Records shown

--

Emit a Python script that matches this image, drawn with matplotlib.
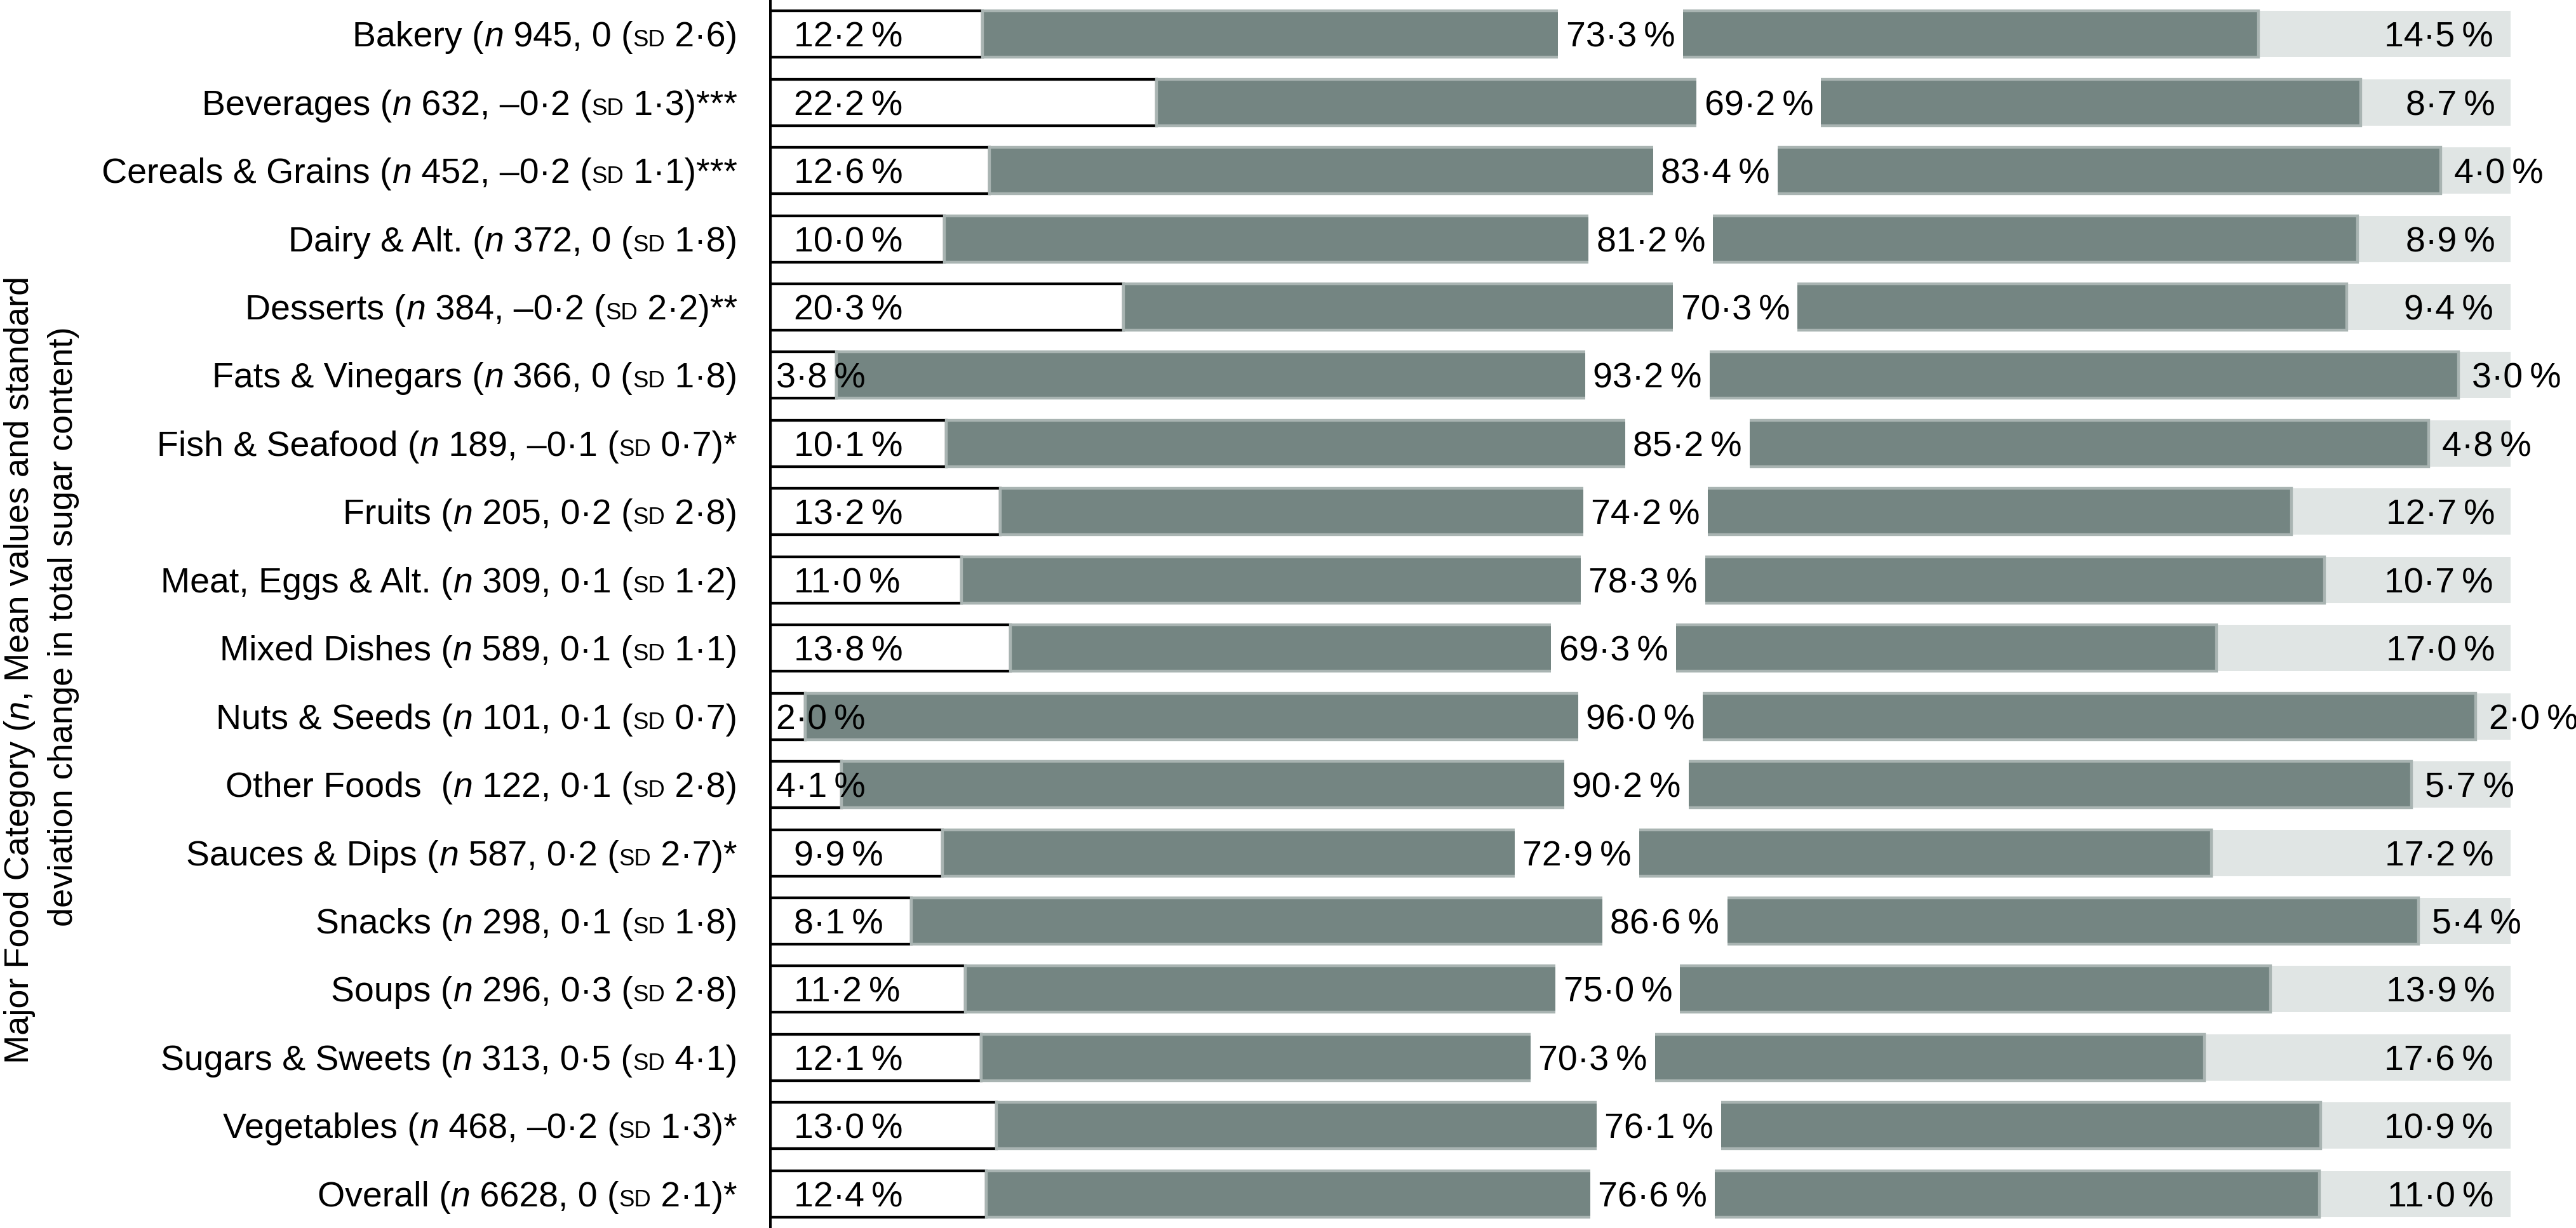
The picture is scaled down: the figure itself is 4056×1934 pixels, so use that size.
import matplotlib
matplotlib.use("Agg")
import matplotlib.pyplot as plt
from matplotlib.offsetbox import TextArea, HPacker, AnnotationBbox

plt.rcParams['font.family'] = ['Liberation Sans', 'DejaVu Sans']

# ---------------- data ----------------
categories = ["Bakery", "Beverages", "Cereals & Grains", "Dairy & Alt.", "Desserts",
              "Fats & Vinegars", "Fish & Seafood", "Fruits", "Meat, Eggs & Alt.",
              "Mixed Dishes", "Nuts & Seeds", "Other Foods ", "Sauces & Dips", "Snacks",
              "Soups", "Sugars & Sweets", "Vegetables", "Overall"]
n_products = [945, 632, 452, 372, 384, 366, 189, 205, 309, 589, 101, 122, 587, 298,
              296, 313, 468, 6628]
mean_change = [0, -0.2, -0.2, 0, -0.2, 0, -0.1, 0.2, 0.1, 0.1, 0.1, 0.1, 0.2, 0.1,
               0.3, 0.5, -0.2, 0]
sd_change = [2.6, 1.3, 1.1, 1.8, 2.2, 1.8, 0.7, 2.8, 1.2, 1.1, 0.7, 2.8, 2.7, 1.8,
             2.8, 4.1, 1.3, 2.1]
significance = ["", "***", "***", "", "**", "", "*", "", "", "", "", "", "*", "", "",
                "", "*", "*"]
decreased = [12.2, 22.2, 12.6, 10.0, 20.3, 3.8, 10.1, 13.2, 11.0, 13.8, 2.0, 4.1, 9.9,
             8.1, 11.2, 12.1, 13.0, 12.4]
no_change = [73.3, 69.2, 83.4, 81.2, 70.3, 93.2, 85.2, 74.2, 78.3, 69.3, 96.0, 90.2,
             72.9, 86.6, 75.0, 70.3, 76.1, 76.6]
increased = [14.5, 8.7, 4.0, 8.9, 9.4, 3.0, 4.8, 12.7, 10.7, 17.0, 2.0, 5.7, 17.2, 5.4,
             13.9, 17.6, 10.9, 11.0]
ylabel_line1_parts = [("Major Food Category (", 'normal'), ("n", 'italic'),
                      (", Mean values and standard", 'normal')]
ylabel_line2 = "deviation change in total sugar content)"

# ---------------- style ----------------
DPI = 100
W, H = 4056, 1934
PT = 72.0 / DPI          # points per pixel
FS = 40                  # main font size (pt)
FS_TITLE = 39
C_DARK = '#748582'
C_DARK_EDGE = '#a9b4b2'
C_LIGHT = '#e0e5e4'


def fmt_num(v):
    if v == 0:
        return "0"
    return f"{v:.1f}".replace('.', '\u00b7').replace('-', '\u2013')


def fmt_pct(v):
    return f"{v:.1f}\u2009%".replace('.', '\u00b7')


fig = plt.figure(figsize=(W / DPI, H / DPI), dpi=DPI)
ax_left = 1213 / W
ax_right = 3953 / W
ax = fig.add_axes([ax_left, 0, ax_right - ax_left, 1])

y = list(range(len(categories)))
bar_h = 0.68
mid_left = [d for d in decreased]
inc_left = [d + m for d, m in zip(decreased, no_change)]

ax.barh(y, decreased, height=bar_h, left=0, color='white', edgecolor='black',
        linewidth=4.3 * PT, zorder=1)
ax.barh(y, no_change, height=bar_h, left=mid_left, color=C_DARK, edgecolor=C_DARK_EDGE,
        linewidth=4.4 * PT, zorder=1.2)
ax.barh(y, increased, height=bar_h, left=inc_left, color=C_LIGHT, edgecolor='none',
        linewidth=0, zorder=1.1)

ax.set_xlim(0, 100)
ax.set_ylim(len(categories) - 0.5, -0.5)
ax.set_xticks([])
ax.set_yticks([])
for s in ['top', 'right', 'bottom']:
    ax.spines[s].set_visible(False)
ax.spines['left'].set_linewidth(4 * PT)
ax.spines['left'].set_color('black')
ax.spines['left'].set_zorder(5)

BASE_OFF = -20 * PT   # baseline offset so cap-height is centred on bar

# decreased labels
for i, d in enumerate(decreased):
    off = 37 if d >= 6 else 9
    ax.annotate(fmt_pct(d), xy=(0, i), xytext=(off * PT, BASE_OFF),
                textcoords='offset points', ha='left', va='baseline',
                fontsize=FS, zorder=6)

# no-change labels (white box interrupts bar)
for i, (d, m) in enumerate(zip(decreased, no_change)):
    ax.annotate(fmt_pct(m), xy=(d + m / 2, i), xytext=(0, BASE_OFF),
                textcoords='offset points', ha='center', va='baseline',
                fontsize=FS, zorder=6,
                bbox=dict(boxstyle='square,pad=0.22', fc='white', ec='none',
                          mutation_aspect=1.8))

# increased labels
inc_texts = []
for i, (d, m, inc) in enumerate(zip(decreased, no_change, increased)):
    t = ax.annotate(fmt_pct(inc), xy=(d + m + inc, i), xytext=(-27 * PT, BASE_OFF),
                    textcoords='offset points', ha='right', va='baseline',
                    fontsize=FS, zorder=6, annotation_clip=False)
    inc_texts.append(t)

# category labels with italic n and small-caps SD
for i, (c, n, mu, sd, sig) in enumerate(zip(categories, n_products, mean_change,
                                             sd_change, significance)):
    parts = [
        TextArea(f"{c} (", textprops=dict(fontsize=FS)),
        TextArea("n", textprops=dict(fontsize=FS, fontstyle='italic')),
        TextArea(f" {n}, {fmt_num(mu)} (", textprops=dict(fontsize=FS)),
        TextArea("SD", textprops=dict(fontsize=FS * 0.66)),
        TextArea(f" {fmt_num(sd)}){sig}", textprops=dict(fontsize=FS)),
    ]
    pack = HPacker(children=parts, align='baseline', pad=0, sep=0)
    ab = AnnotationBbox(pack, (0, i), xycoords=('axes fraction', 'data'),
                        xybox=(-52 * PT, -5.5 * PT), boxcoords='offset points',
                        box_alignment=(1, 0.5), frameon=False, pad=0,
                        annotation_clip=False)
    ax.add_artist(ab)

# y-axis title, line 1 built from pieces (italic n), line 2 plain
line1_texts = []
for txt, style in ylabel_line1_parts:
    t = fig.text(31 / W, 0.5, txt, rotation=90, ha='center', va='bottom',
                 fontsize=FS_TITLE, fontstyle=style)
    line1_texts.append(t)
fig.text(100 / W, 1 - 987 / H, ylabel_line2, rotation=90, ha='center', va='center',
         fontsize=FS_TITLE)

fig.canvas.draw()
r = fig.canvas.get_renderer()

# stack the line-1 pieces bottom-to-top, centred at the target height
lens = [t.get_window_extent(r).height for t in line1_texts]
total = sum(lens)
y0 = (H - 1055) - total / 2.0
for t, L in zip(line1_texts, lens):
    t.set_position((31 / W, y0 / H))
    y0 += L

# adjust increased labels that would not fit in their segment
for i, t in enumerate(inc_texts):
    bb = t.get_window_extent(r)
    seg_start = ax.transData.transform((inc_left[i], i))[0]
    if bb.x0 < seg_start + 21:
        t.set_horizontalalignment('left')
        t.xy = (inc_left[i], i)
        t.xyann = (21 * PT, BASE_OFF)

fig.savefig("out.png", dpi=DPI, facecolor='white')
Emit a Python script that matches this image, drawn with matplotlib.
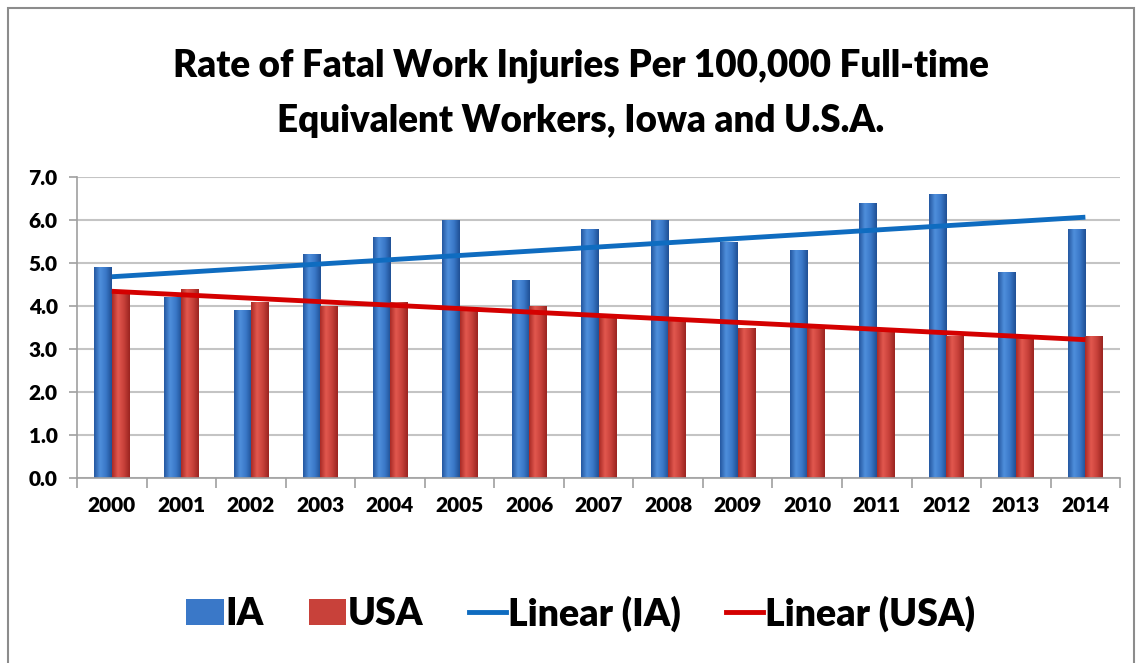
import numpy as np
import matplotlib
matplotlib.use('Agg')
import matplotlib.pyplot as plt
from matplotlib.patches import Rectangle, Patch
from matplotlib.lines import Line2D
from matplotlib.colors import LinearSegmentedColormap

# Values
years = ['2000', '2001', '2002', '2003', '2004', '2005', '2006', '2007',
         '2008', '2009', '2010', '2011', '2012', '2013', '2014']
ia_rate = [4.9, 4.2, 3.9, 5.2, 5.6, 6.0, 4.6, 5.8, 6.0, 5.5, 5.3, 6.4, 6.6, 4.8, 5.8]
usa_rate = [4.3, 4.4, 4.1, 4.0, 4.1, 3.9, 4.0, 3.8, 3.7, 3.5, 3.5, 3.5, 3.3, 3.3, 3.3]
y_ticks = [0, 1, 2, 3, 4, 5, 6, 7]
title = 'Rate of Fatal Work Injuries Per 100,000 Full-time\nEquivalent Workers, Iowa and U.S.A.'

plt.rcParams['font.family'] = ['Lato', 'DejaVu Sans']

fig = plt.figure(figsize=(11.43, 6.63), dpi=100)
ax = fig.add_axes([0.0674, 0.279, 0.9126, 0.454])

x = np.arange(len(years))
w = 0.25

# cylinder-ish shading for the bars
blue_cm = LinearSegmentedColormap.from_list('b', ['#2457a0', '#4f8fdc', '#3a78c8', '#1f4f94'])
red_cm = LinearSegmentedColormap.from_list('r', ['#a82a25', '#e2584f', '#c8413a', '#9a2420'])
grad = np.linspace(0, 1, 64).reshape(1, -1)

def shade(bars, cmap):
    for b in bars:
        bx, by = b.get_x(), b.get_y()
        bw, bh = b.get_width(), b.get_height()
        im = ax.imshow(grad, cmap=cmap, aspect='auto', extent=(bx, bx + bw, by, by + bh),
                       zorder=2, interpolation='bicubic')
        im.set_clip_path(b)

bars_ia = ax.bar(x - w / 2, ia_rate, w, color='#3a78c8', zorder=2, linewidth=0)
bars_usa = ax.bar(x + w / 2, usa_rate, w, color='#c8413a', zorder=2, linewidth=0)
shade(bars_ia, blue_cm)
shade(bars_usa, red_cm)

# linear trend lines like Excel
fit_ia = np.polyfit(x, ia_rate, 1)
fit_usa = np.polyfit(x, usa_rate, 1)
ax.plot(x, np.polyval(fit_ia, x), color='#0f6cc0', lw=3.5, zorder=4, solid_capstyle='butt')
ax.plot(x, np.polyval(fit_usa, x), color='#d40000', lw=3.5, zorder=4, solid_capstyle='butt')

ax.set_xlim(-0.5, len(years) - 0.5)
ax.set_ylim(0, 7)
ax.set_yticks(y_ticks)
ax.set_yticklabels([f'{v:.1f}' for v in y_ticks], fontsize=15, fontweight='heavy')
ax.set_xticks(x)
ax.set_xticklabels(years, fontsize=15, fontweight='heavy')
ax.tick_params(axis='x', length=0, pad=13)
ax.set_xticks(np.arange(-0.5, len(years), 1), minor=True)
ax.tick_params(axis='x', which='minor', length=7, color='#a0a0a0', width=1.2)
ax.tick_params(axis='y', length=6, color='#a0a0a0', width=1.2, pad=8)
ax.grid(axis='y', color='#c4c4c4', lw=1.5, zorder=0)
ax.set_axisbelow(True)
for s in ['top', 'right']:
    ax.spines[s].set_visible(False)
ax.spines['left'].set_color('#a0a0a0')
ax.spines['bottom'].set_color('#a0a0a0')
ax.spines['left'].set_linewidth(1.2)
ax.spines['bottom'].set_linewidth(1.2)

fig.text(0.508, 0.859, title, ha='center', va='center', fontsize=26.5,
         fontweight='heavy', linespacing=1.75)

handles = [Patch(facecolor='#3a78c8'), Patch(facecolor='#c8413a'),
           Line2D([], [], color='#0f6cc0', lw=3.5), Line2D([], [], color='#d40000', lw=3.5)]
labels = ['IA', 'USA', 'Linear (IA)', 'Linear (USA)']
fig.legend(handles, labels, loc='center', bbox_to_anchor=(0.508, 0.075), ncol=4,
           frameon=False, prop={'size': 27, 'weight': 'heavy'},
           handlelength=1.0, handleheight=0.7, handletextpad=0.05, columnspacing=1.2)

# grey frame around the whole chart
fig.patches.append(Rectangle((0.007, -0.02), 0.985, 1.008, transform=fig.transFigure,
                             fill=False, edgecolor='#8c8c8c', lw=1.5))

fig.savefig('out.png', dpi=100)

--

Include the first line of the records, the line containing "plt.rcParams['font.family'] = ['Liberation", and every line between them, repeated exactly. Skip the pictures.

Exercise solution
Emit a Python script that matches this image, drawn with matplotlib.
The picture is scaled down: the figure itself is 4056×1934 pixels, so use that size.
import matplotlib
matplotlib.use("Agg")
import matplotlib.pyplot as plt
from matplotlib.offsetbox import TextArea, HPacker, AnnotationBbox

plt.rcParams['font.family'] = ['Liberation Sans', 'DejaVu Sans']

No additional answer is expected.